#### Task goal
Type out the data exactly as given. Skip any image.
>> begin Data shown
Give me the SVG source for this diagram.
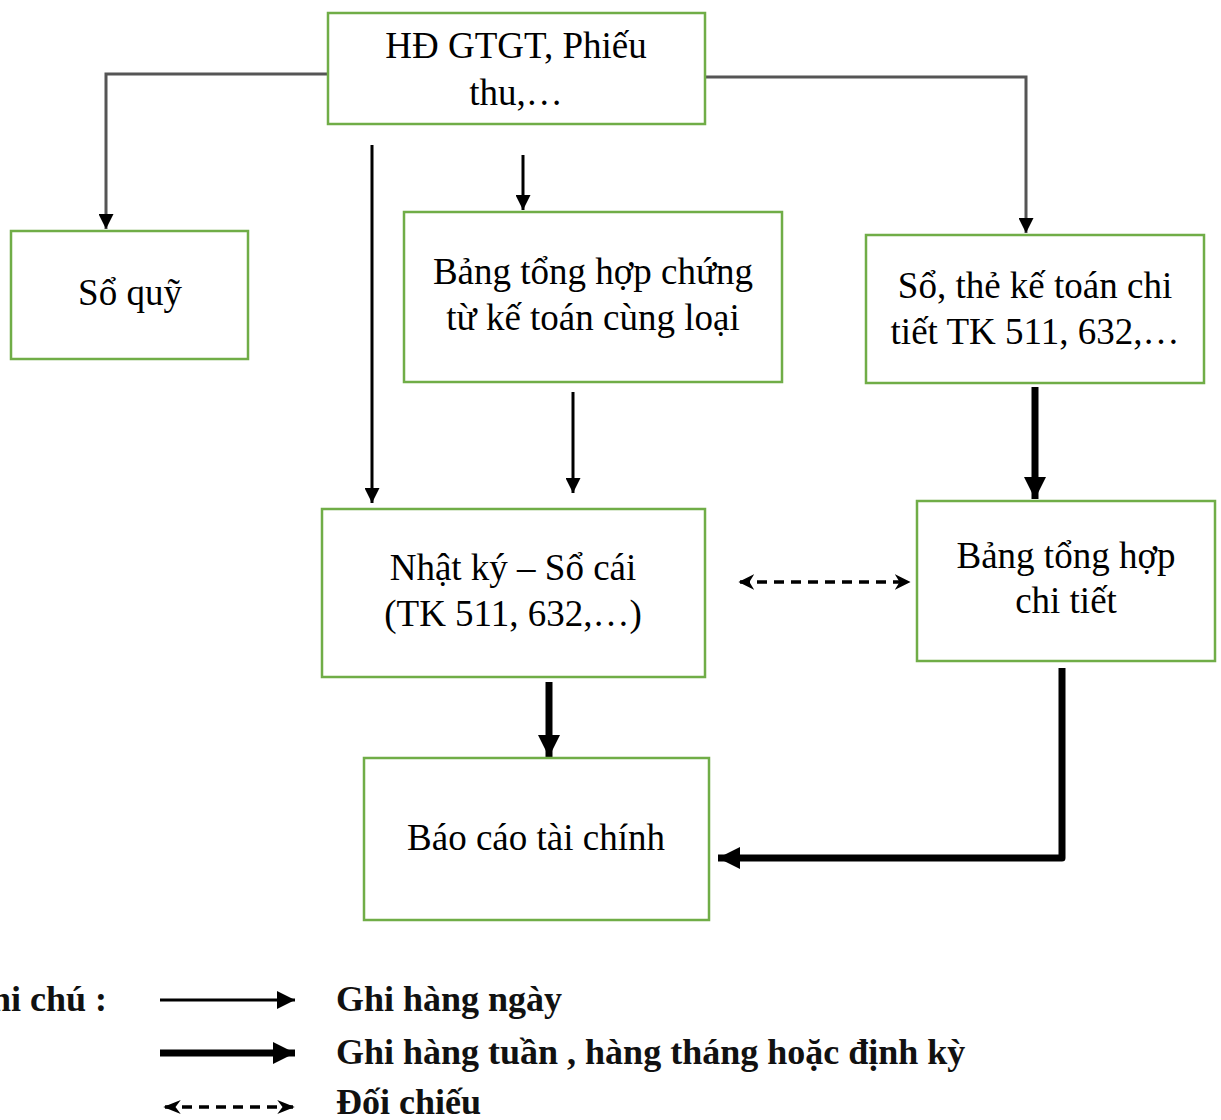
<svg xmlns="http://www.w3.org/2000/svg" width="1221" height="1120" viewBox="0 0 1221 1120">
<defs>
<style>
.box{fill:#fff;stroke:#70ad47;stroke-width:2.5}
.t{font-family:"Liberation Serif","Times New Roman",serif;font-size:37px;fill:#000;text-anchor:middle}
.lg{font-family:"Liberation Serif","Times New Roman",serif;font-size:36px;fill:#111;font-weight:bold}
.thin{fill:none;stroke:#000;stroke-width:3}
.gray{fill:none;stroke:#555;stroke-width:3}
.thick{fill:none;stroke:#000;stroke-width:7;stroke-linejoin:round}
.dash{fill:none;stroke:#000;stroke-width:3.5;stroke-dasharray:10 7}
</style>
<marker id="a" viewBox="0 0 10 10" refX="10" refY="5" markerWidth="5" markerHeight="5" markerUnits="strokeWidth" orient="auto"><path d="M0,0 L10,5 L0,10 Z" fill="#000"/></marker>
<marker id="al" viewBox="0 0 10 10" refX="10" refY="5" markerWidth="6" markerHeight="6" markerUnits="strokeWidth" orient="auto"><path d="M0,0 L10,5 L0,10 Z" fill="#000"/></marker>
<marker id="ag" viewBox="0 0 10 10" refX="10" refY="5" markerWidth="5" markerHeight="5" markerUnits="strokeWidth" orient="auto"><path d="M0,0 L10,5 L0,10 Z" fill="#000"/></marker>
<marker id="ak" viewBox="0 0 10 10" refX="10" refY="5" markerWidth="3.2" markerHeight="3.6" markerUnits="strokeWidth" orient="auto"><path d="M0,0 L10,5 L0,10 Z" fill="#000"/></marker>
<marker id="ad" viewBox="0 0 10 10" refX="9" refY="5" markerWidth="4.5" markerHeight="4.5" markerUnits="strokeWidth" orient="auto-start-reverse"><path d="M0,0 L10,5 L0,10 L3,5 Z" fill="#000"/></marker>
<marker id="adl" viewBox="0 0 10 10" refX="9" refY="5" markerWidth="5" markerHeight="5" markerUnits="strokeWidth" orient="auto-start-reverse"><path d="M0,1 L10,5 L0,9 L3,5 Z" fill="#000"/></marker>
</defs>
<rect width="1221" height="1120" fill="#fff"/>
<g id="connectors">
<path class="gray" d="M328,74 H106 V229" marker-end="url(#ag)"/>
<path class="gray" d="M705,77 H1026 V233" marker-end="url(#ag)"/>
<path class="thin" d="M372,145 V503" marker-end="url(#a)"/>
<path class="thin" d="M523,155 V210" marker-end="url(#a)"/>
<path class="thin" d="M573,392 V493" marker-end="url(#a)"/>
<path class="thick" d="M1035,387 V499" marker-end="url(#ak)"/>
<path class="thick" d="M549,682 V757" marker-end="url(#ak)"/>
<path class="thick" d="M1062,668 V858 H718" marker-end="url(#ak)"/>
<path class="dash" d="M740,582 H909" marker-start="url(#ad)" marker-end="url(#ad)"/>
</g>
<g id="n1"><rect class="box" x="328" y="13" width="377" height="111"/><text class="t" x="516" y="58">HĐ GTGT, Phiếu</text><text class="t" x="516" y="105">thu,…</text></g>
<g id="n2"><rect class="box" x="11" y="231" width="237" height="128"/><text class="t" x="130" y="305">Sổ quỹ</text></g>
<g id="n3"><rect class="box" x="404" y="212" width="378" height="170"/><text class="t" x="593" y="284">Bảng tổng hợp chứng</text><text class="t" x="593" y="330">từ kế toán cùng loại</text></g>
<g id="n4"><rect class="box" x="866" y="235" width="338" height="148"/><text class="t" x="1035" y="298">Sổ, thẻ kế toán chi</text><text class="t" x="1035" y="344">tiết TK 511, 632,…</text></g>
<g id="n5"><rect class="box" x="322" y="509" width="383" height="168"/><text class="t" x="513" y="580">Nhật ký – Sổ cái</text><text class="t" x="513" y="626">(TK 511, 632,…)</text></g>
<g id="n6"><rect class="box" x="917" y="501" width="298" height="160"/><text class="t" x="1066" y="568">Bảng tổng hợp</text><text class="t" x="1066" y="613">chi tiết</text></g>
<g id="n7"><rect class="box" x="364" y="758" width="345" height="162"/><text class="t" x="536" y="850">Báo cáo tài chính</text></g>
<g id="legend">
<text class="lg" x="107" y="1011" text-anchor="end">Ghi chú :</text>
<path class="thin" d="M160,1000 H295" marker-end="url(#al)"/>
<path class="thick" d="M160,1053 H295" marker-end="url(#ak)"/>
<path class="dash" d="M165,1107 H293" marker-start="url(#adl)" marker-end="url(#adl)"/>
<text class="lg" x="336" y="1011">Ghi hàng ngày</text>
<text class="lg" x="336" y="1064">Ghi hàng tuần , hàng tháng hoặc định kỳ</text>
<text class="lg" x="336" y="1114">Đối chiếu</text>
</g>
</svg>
>> end Data shown
#### Written answer
Give me the SVG source for this diagram.
<svg xmlns="http://www.w3.org/2000/svg" width="1221" height="1120" viewBox="0 0 1221 1120">
<defs>
<style>
.box{fill:#fff;stroke:#70ad47;stroke-width:2.5}
.t{font-family:"Liberation Serif","Times New Roman",serif;font-size:37px;fill:#000;text-anchor:middle}
.lg{font-family:"Liberation Serif","Times New Roman",serif;font-size:36px;fill:#111;font-weight:bold}
.thin{fill:none;stroke:#000;stroke-width:3}
.gray{fill:none;stroke:#555;stroke-width:3}
.thick{fill:none;stroke:#000;stroke-width:7;stroke-linejoin:round}
.dash{fill:none;stroke:#000;stroke-width:3.5;stroke-dasharray:10 7}
</style>
<marker id="a" viewBox="0 0 10 10" refX="10" refY="5" markerWidth="5" markerHeight="5" markerUnits="strokeWidth" orient="auto"><path d="M0,0 L10,5 L0,10 Z" fill="#000"/></marker>
<marker id="al" viewBox="0 0 10 10" refX="10" refY="5" markerWidth="6" markerHeight="6" markerUnits="strokeWidth" orient="auto"><path d="M0,0 L10,5 L0,10 Z" fill="#000"/></marker>
<marker id="ag" viewBox="0 0 10 10" refX="10" refY="5" markerWidth="5" markerHeight="5" markerUnits="strokeWidth" orient="auto"><path d="M0,0 L10,5 L0,10 Z" fill="#000"/></marker>
<marker id="ak" viewBox="0 0 10 10" refX="10" refY="5" markerWidth="3.2" markerHeight="3.6" markerUnits="strokeWidth" orient="auto"><path d="M0,0 L10,5 L0,10 Z" fill="#000"/></marker>
<marker id="ad" viewBox="0 0 10 10" refX="9" refY="5" markerWidth="4.5" markerHeight="4.5" markerUnits="strokeWidth" orient="auto-start-reverse"><path d="M0,0 L10,5 L0,10 L3,5 Z" fill="#000"/></marker>
<marker id="adl" viewBox="0 0 10 10" refX="9" refY="5" markerWidth="5" markerHeight="5" markerUnits="strokeWidth" orient="auto-start-reverse"><path d="M0,1 L10,5 L0,9 L3,5 Z" fill="#000"/></marker>
</defs>
<rect width="1221" height="1120" fill="#fff"/>
<g id="connectors">
<path class="gray" d="M328,74 H106 V229" marker-end="url(#ag)"/>
<path class="gray" d="M705,77 H1026 V233" marker-end="url(#ag)"/>
<path class="thin" d="M372,145 V503" marker-end="url(#a)"/>
<path class="thin" d="M523,155 V210" marker-end="url(#a)"/>
<path class="thin" d="M573,392 V493" marker-end="url(#a)"/>
<path class="thick" d="M1035,387 V499" marker-end="url(#ak)"/>
<path class="thick" d="M549,682 V757" marker-end="url(#ak)"/>
<path class="thick" d="M1062,668 V858 H718" marker-end="url(#ak)"/>
<path class="dash" d="M740,582 H909" marker-start="url(#ad)" marker-end="url(#ad)"/>
</g>
<g id="n1"><rect class="box" x="328" y="13" width="377" height="111"/><text class="t" x="516" y="58">HĐ GTGT, Phiếu</text><text class="t" x="516" y="105">thu,…</text></g>
<g id="n2"><rect class="box" x="11" y="231" width="237" height="128"/><text class="t" x="130" y="305">Sổ quỹ</text></g>
<g id="n3"><rect class="box" x="404" y="212" width="378" height="170"/><text class="t" x="593" y="284">Bảng tổng hợp chứng</text><text class="t" x="593" y="330">từ kế toán cùng loại</text></g>
<g id="n4"><rect class="box" x="866" y="235" width="338" height="148"/><text class="t" x="1035" y="298">Sổ, thẻ kế toán chi</text><text class="t" x="1035" y="344">tiết TK 511, 632,…</text></g>
<g id="n5"><rect class="box" x="322" y="509" width="383" height="168"/><text class="t" x="513" y="580">Nhật ký – Sổ cái</text><text class="t" x="513" y="626">(TK 511, 632,…)</text></g>
<g id="n6"><rect class="box" x="917" y="501" width="298" height="160"/><text class="t" x="1066" y="568">Bảng tổng hợp</text><text class="t" x="1066" y="613">chi tiết</text></g>
<g id="n7"><rect class="box" x="364" y="758" width="345" height="162"/><text class="t" x="536" y="850">Báo cáo tài chính</text></g>
<g id="legend">
<text class="lg" x="107" y="1011" text-anchor="end">Ghi chú :</text>
<path class="thin" d="M160,1000 H295" marker-end="url(#al)"/>
<path class="thick" d="M160,1053 H295" marker-end="url(#ak)"/>
<path class="dash" d="M165,1107 H293" marker-start="url(#adl)" marker-end="url(#adl)"/>
<text class="lg" x="336" y="1011">Ghi hàng ngày</text>
<text class="lg" x="336" y="1064">Ghi hàng tuần , hàng tháng hoặc định kỳ</text>
<text class="lg" x="336" y="1114">Đối chiếu</text>
</g>
</svg>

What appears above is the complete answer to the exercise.